On Mon, Jun 07, 2004 at 07:40:22PM -0700, Wayne Davison wrote:


So, I'll assume (until shown otherwise) that this is a case of
the remote shell still hanging around.



There's one other possibility I thought of. You mentioned that your kernel has gone around killing processes when memory is low. If one rsync process is just sitting around waiting to be killed by its sibling rsync process, but that sibling process got killed before it had a chance to generate the "all done" signal, a do-nothing rsync process could be left hanging around indefinitely. This is pretty rare, though, as most of the time rsync is actively interacting with the open socket and it notices when something goes wrong.

..wayne..



I don't know....

Kernels at both office and home have done this: most recently it was home, but by now I've destroyed the information needed to "know."

On the subject of signals, when rsync dies for any signal-related reason, it does not produce the stats.

Most recently this occurred this morning when I very carely chose to "kill -HUP" it.

It also misreported the signal as USR1 or INT. Whichever, it could have reported the stats.

A stat I don't see is how much memory was used. This would be very helpful in estimating what our memory requirements might be, especially as I don't see any guidelines elsewhere.

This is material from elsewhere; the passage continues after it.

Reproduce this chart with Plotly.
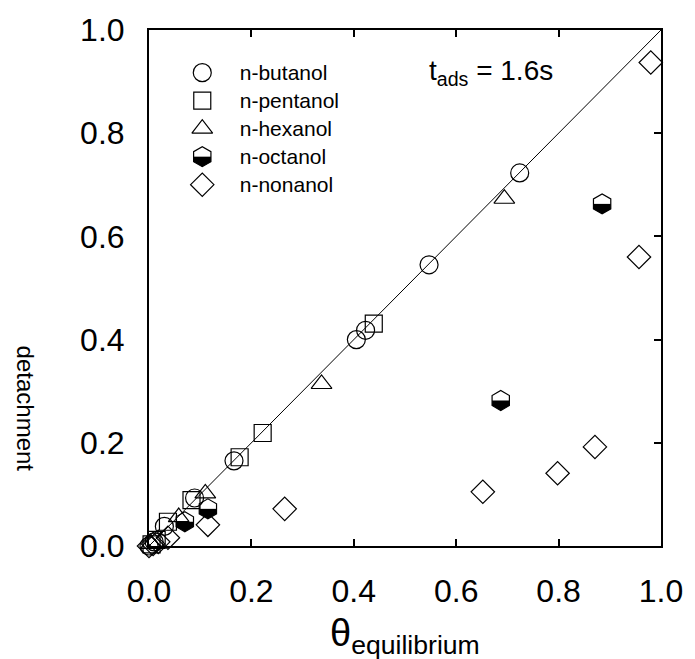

I might also add here that the stats I see seemed targeted at hackers. I find them next to incomprehensible and so mostly useless.

Numbers I do understand include megabytes transfered (accuracy to the last byte is meaningless on my runs), transfer speed. Some of these numbers are beyond easy comprehension:
Total file size: 1850665035 bytes
Total transferred file size: 3064385 bytes
Literal data: 3065439 bytes


I prefer megabytes, and punctuation.